_What this task involves_.
Write the data out again exactly, with no pictures.

_Data section_.
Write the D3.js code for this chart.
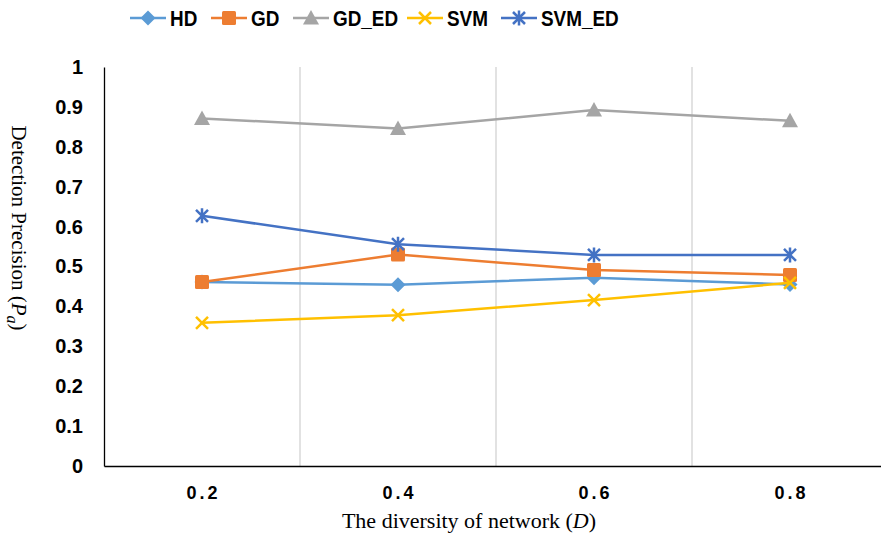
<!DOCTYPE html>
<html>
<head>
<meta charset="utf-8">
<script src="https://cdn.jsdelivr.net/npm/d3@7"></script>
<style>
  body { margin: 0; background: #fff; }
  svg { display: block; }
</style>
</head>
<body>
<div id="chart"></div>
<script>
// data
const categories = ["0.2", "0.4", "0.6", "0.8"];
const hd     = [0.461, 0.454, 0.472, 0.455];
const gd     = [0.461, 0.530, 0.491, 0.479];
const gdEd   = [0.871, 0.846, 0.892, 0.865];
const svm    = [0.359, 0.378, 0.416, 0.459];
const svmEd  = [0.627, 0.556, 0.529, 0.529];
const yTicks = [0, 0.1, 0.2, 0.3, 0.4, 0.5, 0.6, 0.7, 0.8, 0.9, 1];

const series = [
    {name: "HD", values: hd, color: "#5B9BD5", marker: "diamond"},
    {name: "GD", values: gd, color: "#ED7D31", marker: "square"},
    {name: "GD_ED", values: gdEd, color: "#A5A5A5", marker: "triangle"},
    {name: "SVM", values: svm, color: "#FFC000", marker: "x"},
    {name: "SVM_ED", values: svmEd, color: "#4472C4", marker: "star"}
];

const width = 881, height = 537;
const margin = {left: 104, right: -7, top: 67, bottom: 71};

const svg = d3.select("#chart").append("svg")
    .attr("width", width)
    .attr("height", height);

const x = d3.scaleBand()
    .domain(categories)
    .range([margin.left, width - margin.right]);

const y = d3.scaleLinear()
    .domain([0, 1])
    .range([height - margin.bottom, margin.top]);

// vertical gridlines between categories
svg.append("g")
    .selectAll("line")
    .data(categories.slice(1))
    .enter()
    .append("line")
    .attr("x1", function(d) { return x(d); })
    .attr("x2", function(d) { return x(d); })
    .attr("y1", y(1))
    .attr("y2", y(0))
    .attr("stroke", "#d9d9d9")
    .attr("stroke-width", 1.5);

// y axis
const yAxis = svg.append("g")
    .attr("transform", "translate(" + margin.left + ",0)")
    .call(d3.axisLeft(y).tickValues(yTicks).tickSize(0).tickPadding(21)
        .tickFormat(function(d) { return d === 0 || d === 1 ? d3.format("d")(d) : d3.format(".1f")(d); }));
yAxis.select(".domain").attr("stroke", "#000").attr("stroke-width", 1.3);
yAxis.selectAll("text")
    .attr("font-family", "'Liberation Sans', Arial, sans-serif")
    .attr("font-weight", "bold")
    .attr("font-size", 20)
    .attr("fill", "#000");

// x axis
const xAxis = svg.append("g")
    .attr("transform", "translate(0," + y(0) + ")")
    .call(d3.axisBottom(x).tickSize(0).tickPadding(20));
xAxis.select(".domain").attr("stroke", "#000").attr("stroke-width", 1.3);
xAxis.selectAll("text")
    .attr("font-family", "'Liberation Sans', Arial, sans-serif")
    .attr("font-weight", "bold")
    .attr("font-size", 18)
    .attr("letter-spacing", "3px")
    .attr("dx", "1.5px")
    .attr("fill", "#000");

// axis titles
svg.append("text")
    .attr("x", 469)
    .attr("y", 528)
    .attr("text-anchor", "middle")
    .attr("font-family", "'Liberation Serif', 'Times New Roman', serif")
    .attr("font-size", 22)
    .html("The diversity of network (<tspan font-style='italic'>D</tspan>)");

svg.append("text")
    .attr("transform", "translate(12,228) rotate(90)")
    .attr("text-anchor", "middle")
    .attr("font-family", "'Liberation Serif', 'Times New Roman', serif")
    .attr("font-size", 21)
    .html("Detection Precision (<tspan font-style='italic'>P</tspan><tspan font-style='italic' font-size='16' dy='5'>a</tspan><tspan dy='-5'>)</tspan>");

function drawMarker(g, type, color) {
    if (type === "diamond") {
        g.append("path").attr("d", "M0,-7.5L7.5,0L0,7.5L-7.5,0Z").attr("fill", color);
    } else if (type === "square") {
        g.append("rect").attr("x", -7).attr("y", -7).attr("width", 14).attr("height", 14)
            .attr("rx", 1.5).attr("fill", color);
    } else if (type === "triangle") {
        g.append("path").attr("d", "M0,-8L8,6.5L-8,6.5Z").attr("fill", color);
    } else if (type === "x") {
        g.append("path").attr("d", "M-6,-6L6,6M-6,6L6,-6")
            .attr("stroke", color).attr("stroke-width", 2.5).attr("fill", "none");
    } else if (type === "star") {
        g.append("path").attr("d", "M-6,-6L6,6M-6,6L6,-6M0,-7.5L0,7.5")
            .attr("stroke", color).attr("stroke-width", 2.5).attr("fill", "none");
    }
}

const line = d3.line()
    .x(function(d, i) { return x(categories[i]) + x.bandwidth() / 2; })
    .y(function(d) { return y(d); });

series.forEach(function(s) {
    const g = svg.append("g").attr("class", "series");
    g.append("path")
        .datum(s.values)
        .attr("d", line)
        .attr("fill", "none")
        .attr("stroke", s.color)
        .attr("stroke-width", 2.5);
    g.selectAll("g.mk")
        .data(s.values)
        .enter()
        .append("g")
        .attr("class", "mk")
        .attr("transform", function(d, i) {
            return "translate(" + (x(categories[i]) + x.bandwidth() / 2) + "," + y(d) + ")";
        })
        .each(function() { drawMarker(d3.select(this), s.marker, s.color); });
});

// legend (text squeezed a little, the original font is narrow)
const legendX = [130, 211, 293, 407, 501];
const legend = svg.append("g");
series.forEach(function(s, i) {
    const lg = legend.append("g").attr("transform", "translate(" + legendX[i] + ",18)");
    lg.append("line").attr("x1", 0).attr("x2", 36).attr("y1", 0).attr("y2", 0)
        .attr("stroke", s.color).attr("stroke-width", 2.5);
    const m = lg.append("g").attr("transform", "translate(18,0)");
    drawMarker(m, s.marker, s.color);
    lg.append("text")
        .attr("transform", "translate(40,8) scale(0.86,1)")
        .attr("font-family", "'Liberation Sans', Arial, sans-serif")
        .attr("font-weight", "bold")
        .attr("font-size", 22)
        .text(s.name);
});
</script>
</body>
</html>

_Completed task_.
Write the D3.js code for this chart.
<!DOCTYPE html>
<html>
<head>
<meta charset="utf-8">
<script src="https://cdn.jsdelivr.net/npm/d3@7"></script>
<style>
  body { margin: 0; background: #fff; }
  svg { display: block; }
</style>
</head>
<body>
<div id="chart"></div>
<script>
// data
const categories = ["0.2", "0.4", "0.6", "0.8"];
const hd     = [0.461, 0.454, 0.472, 0.455];
const gd     = [0.461, 0.530, 0.491, 0.479];
const gdEd   = [0.871, 0.846, 0.892, 0.865];
const svm    = [0.359, 0.378, 0.416, 0.459];
const svmEd  = [0.627, 0.556, 0.529, 0.529];
const yTicks = [0, 0.1, 0.2, 0.3, 0.4, 0.5, 0.6, 0.7, 0.8, 0.9, 1];

const series = [
    {name: "HD", values: hd, color: "#5B9BD5", marker: "diamond"},
    {name: "GD", values: gd, color: "#ED7D31", marker: "square"},
    {name: "GD_ED", values: gdEd, color: "#A5A5A5", marker: "triangle"},
    {name: "SVM", values: svm, color: "#FFC000", marker: "x"},
    {name: "SVM_ED", values: svmEd, color: "#4472C4", marker: "star"}
];

const width = 881, height = 537;
const margin = {left: 104, right: -7, top: 67, bottom: 71};

const svg = d3.select("#chart").append("svg")
    .attr("width", width)
    .attr("height", height);

const x = d3.scaleBand()
    .domain(categories)
    .range([margin.left, width - margin.right]);

const y = d3.scaleLinear()
    .domain([0, 1])
    .range([height - margin.bottom, margin.top]);

// vertical gridlines between categories
svg.append("g")
    .selectAll("line")
    .data(categories.slice(1))
    .enter()
    .append("line")
    .attr("x1", function(d) { return x(d); })
    .attr("x2", function(d) { return x(d); })
    .attr("y1", y(1))
    .attr("y2", y(0))
    .attr("stroke", "#d9d9d9")
    .attr("stroke-width", 1.5);

// y axis
const yAxis = svg.append("g")
    .attr("transform", "translate(" + margin.left + ",0)")
    .call(d3.axisLeft(y).tickValues(yTicks).tickSize(0).tickPadding(21)
        .tickFormat(function(d) { return d === 0 || d === 1 ? d3.format("d")(d) : d3.format(".1f")(d); }));
yAxis.select(".domain").attr("stroke", "#000").attr("stroke-width", 1.3);
yAxis.selectAll("text")
    .attr("font-family", "'Liberation Sans', Arial, sans-serif")
    .attr("font-weight", "bold")
    .attr("font-size", 20)
    .attr("fill", "#000");

// x axis
const xAxis = svg.append("g")
    .attr("transform", "translate(0," + y(0) + ")")
    .call(d3.axisBottom(x).tickSize(0).tickPadding(20));
xAxis.select(".domain").attr("stroke", "#000").attr("stroke-width", 1.3);
xAxis.selectAll("text")
    .attr("font-family", "'Liberation Sans', Arial, sans-serif")
    .attr("font-weight", "bold")
    .attr("font-size", 18)
    .attr("letter-spacing", "3px")
    .attr("dx", "1.5px")
    .attr("fill", "#000");

// axis titles
svg.append("text")
    .attr("x", 469)
    .attr("y", 528)
    .attr("text-anchor", "middle")
    .attr("font-family", "'Liberation Serif', 'Times New Roman', serif")
    .attr("font-size", 22)
    .html("The diversity of network (<tspan font-style='italic'>D</tspan>)");

svg.append("text")
    .attr("transform", "translate(12,228) rotate(90)")
    .attr("text-anchor", "middle")
    .attr("font-family", "'Liberation Serif', 'Times New Roman', serif")
    .attr("font-size", 21)
    .html("Detection Precision (<tspan font-style='italic'>P</tspan><tspan font-style='italic' font-size='16' dy='5'>a</tspan><tspan dy='-5'>)</tspan>");

function drawMarker(g, type, color) {
    if (type === "diamond") {
        g.append("path").attr("d", "M0,-7.5L7.5,0L0,7.5L-7.5,0Z").attr("fill", color);
    } else if (type === "square") {
        g.append("rect").attr("x", -7).attr("y", -7).attr("width", 14).attr("height", 14)
            .attr("rx", 1.5).attr("fill", color);
    } else if (type === "triangle") {
        g.append("path").attr("d", "M0,-8L8,6.5L-8,6.5Z").attr("fill", color);
    } else if (type === "x") {
        g.append("path").attr("d", "M-6,-6L6,6M-6,6L6,-6")
            .attr("stroke", color).attr("stroke-width", 2.5).attr("fill", "none");
    } else if (type === "star") {
        g.append("path").attr("d", "M-6,-6L6,6M-6,6L6,-6M0,-7.5L0,7.5")
            .attr("stroke", color).attr("stroke-width", 2.5).attr("fill", "none");
    }
}

const line = d3.line()
    .x(function(d, i) { return x(categories[i]) + x.bandwidth() / 2; })
    .y(function(d) { return y(d); });

series.forEach(function(s) {
    const g = svg.append("g").attr("class", "series");
    g.append("path")
        .datum(s.values)
        .attr("d", line)
        .attr("fill", "none")
        .attr("stroke", s.color)
        .attr("stroke-width", 2.5);
    g.selectAll("g.mk")
        .data(s.values)
        .enter()
        .append("g")
        .attr("class", "mk")
        .attr("transform", function(d, i) {
            return "translate(" + (x(categories[i]) + x.bandwidth() / 2) + "," + y(d) + ")";
        })
        .each(function() { drawMarker(d3.select(this), s.marker, s.color); });
});

// legend (text squeezed a little, the original font is narrow)
const legendX = [130, 211, 293, 407, 501];
const legend = svg.append("g");
series.forEach(function(s, i) {
    const lg = legend.append("g").attr("transform", "translate(" + legendX[i] + ",18)");
    lg.append("line").attr("x1", 0).attr("x2", 36).attr("y1", 0).attr("y2", 0)
        .attr("stroke", s.color).attr("stroke-width", 2.5);
    const m = lg.append("g").attr("transform", "translate(18,0)");
    drawMarker(m, s.marker, s.color);
    lg.append("text")
        .attr("transform", "translate(40,8) scale(0.86,1)")
        .attr("font-family", "'Liberation Sans', Arial, sans-serif")
        .attr("font-weight", "bold")
        .attr("font-size", 22)
        .text(s.name);
});
</script>
</body>
</html>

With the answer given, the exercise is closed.